Working through this difficulty is made possible (I will not say easy) by the kind of relational community in which we live at Holy Cross, one in which we intentionally pursue those we love to help bear their burdens. But with my inescapable philosophical bent it leaves me wondering: is this perhaps a higher stage of maturity through which we must ultimately pass? In our service to Christ do we have to begin by bearing an unjust burden, then by bearing a just burden? Does the disparity between the two serve to drive us to the unlikely hope that either of these may – no, must – be laid at the foot of the cross? If so it is a blessed desperation that prompts that hope, because to know that grace will also be the answer to the trials I have brought on myself is a reassuring prospect indeed. I know where grace leads.
I try to peer yet further along this line of thought, and it quickly grows dim: is the next stage after this a yet more painful one? Does the example of Abraham offering up his son show a third plateau of spiritual experience to which I must still ascend? His faith in a resurrection God enabled him not only to accept a trial that was placed on him, or to take the responsibility of a trial he had himself created; but actually to place an unjust burden on one he loved so that they too could know what it was to feel the pain of a broken world. Robert E. Lee once said that to be a great soldier you had to love your brothers in arms, but to be a great general you had to command the death of the thing you love. At this my foresight fails me, and with tears I turn aside; if such is required of me, Dominus videt, and I will do my best to remain faithful.

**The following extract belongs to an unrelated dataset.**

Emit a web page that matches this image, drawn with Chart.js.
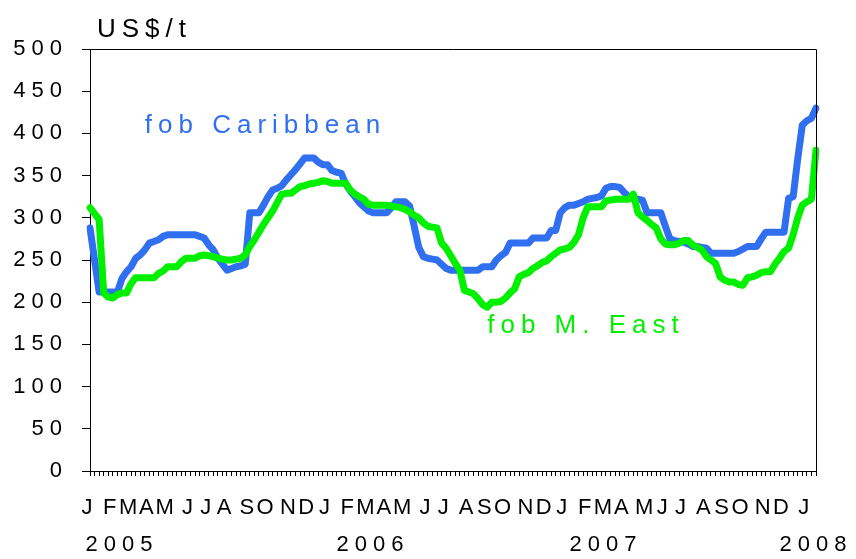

All my life I have known that I was called to be a leader, and that in many spheres: family, church, friends, work, community, self. If I had known what the journey would be like I might never have begun, but now that it is evident what blessed experience is born of such love, I cannot but follow after. It is a curious wine that tastes so much like the cup of wrath but warms in me the mighty flame of God’s unconditional approval. It is the cup my Master drank, and as I take it I remember his words:
Whoever would be great among you must be your servant, for even the Son of Man came not to be served but to serve, and to give his life a ransom for many.